>>>
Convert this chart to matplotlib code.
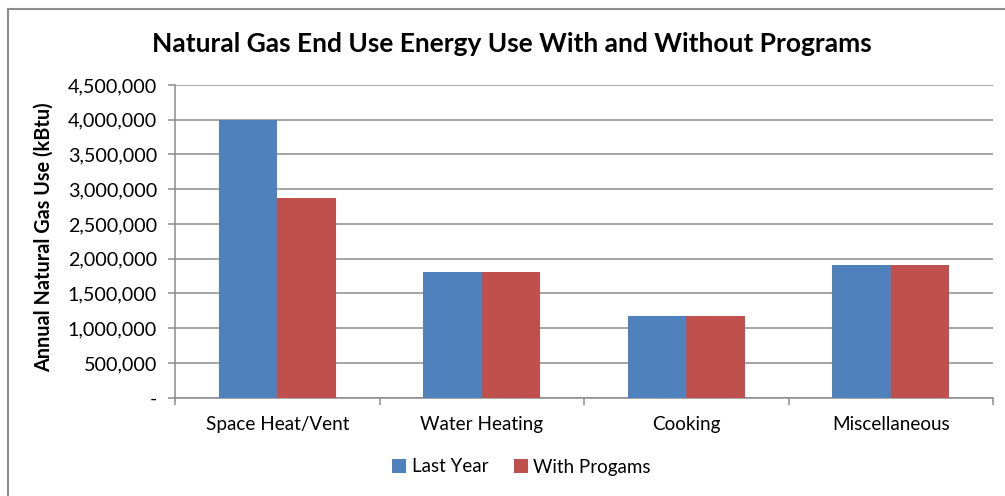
import matplotlib
matplotlib.use("Agg")
import matplotlib.pyplot as plt
from matplotlib.lines import Line2D
from matplotlib.ticker import FuncFormatter, MultipleLocator
import numpy as np

categories = ["Space Heat/Vent", "Water Heating", "Cooking", "Miscellaneous"]
last_year = [3995000, 1805000, 1175000, 1905000]
with_programs = [2870000, 1805000, 1175000, 1905000]
series_names = ["Last Year", "With Progams"]
colors = ["#4F81BD", "#C0504D"]

title = "Natural Gas End Use Energy Use With and Without Programs"
ylabel = "Annual Natural Gas Use (kBtu)"

plt.rcParams["font.family"] = ["Lato", "DejaVu Sans"]

W, H = 1005, 496
fig = plt.figure(figsize=(W / 100, H / 100), dpi=100)
fig.patch.set_facecolor("white")

# plot area in pixel coordinates
left, right, top, bottom = 175, 993, 85, 397.7
ax = fig.add_axes([left / W, 1 - bottom / H, (right - left) / W, (bottom - top) / H])

x = np.arange(len(categories))
bw = 0.285
ax.bar(x - bw / 2, last_year, bw, color=colors[0], label=series_names[0], zorder=3)
ax.bar(x + bw / 2, with_programs, bw, color=colors[1], label=series_names[1], zorder=3)

ax.set_xlim(-0.5, len(categories) - 0.5)
ax.set_ylim(0, 4500000)
ax.yaxis.set_major_locator(MultipleLocator(500000))
ax.yaxis.set_major_formatter(FuncFormatter(lambda v, p: "-" if v == 0 else f"{int(v):,}"))
ax.grid(axis="y", color="#8C8C8C", linewidth=1.1, zorder=0)
ax.set_axisbelow(True)

ax.set_xticks(x)
ax.set_xticklabels(categories)
ax.set_xticks(np.arange(len(categories) + 1) - 0.5, minor=True)
ax.tick_params(axis="x", which="major", length=0, pad=13, labelsize=13.6, colors="black")
ax.tick_params(axis="x", which="minor", length=5, color="#8C8C8C", width=1.1)
ax.tick_params(axis="y", length=5, color="#8C8C8C", width=1.1, labelsize=14.2, pad=8)

for s in ["top", "right"]:
    ax.spines[s].set_visible(False)
for s in ["left", "bottom"]:
    ax.spines[s].set_color("#8C8C8C")
    ax.spines[s].set_linewidth(1.1)

ax.set_ylabel(ylabel, fontsize=14.3, fontweight="bold")
ax.yaxis.set_label_coords(-(175 - 54) / (right - left), (bottom - 237) / (bottom - top))

fig.text(512 / W, 1 - 44 / H, title, ha="center", va="center", fontsize=19, fontweight="bold")

fig.legend(loc="center", bbox_to_anchor=(521.5 / W, 1 - 467 / H), ncol=2, frameon=False,
           fontsize=13.5, handlelength=0.75, handleheight=0.75, handletextpad=0.3,
           columnspacing=1.35)

# chart frame
fig.add_artist(Line2D([7.5 / W, 7.5 / W], [0, 1 - 9 / H], transform=fig.transFigure,
                      color="#8C8C8C", linewidth=1.5))
fig.add_artist(Line2D([7.5 / W, 1], [1 - 9 / H, 1 - 9 / H], transform=fig.transFigure,
                      color="#8C8C8C", linewidth=1.5))

fig.savefig("out.png", dpi=100, facecolor="white")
<<<
• Stated problem
Extract every line containing the string "matplotlib" from the material.

• Answer to the task
Convert this chart to matplotlib code.
import matplotlib
matplotlib.use("Agg")
import matplotlib.pyplot as plt
from matplotlib.lines import Line2D
from matplotlib.ticker import FuncFormatter, MultipleLocator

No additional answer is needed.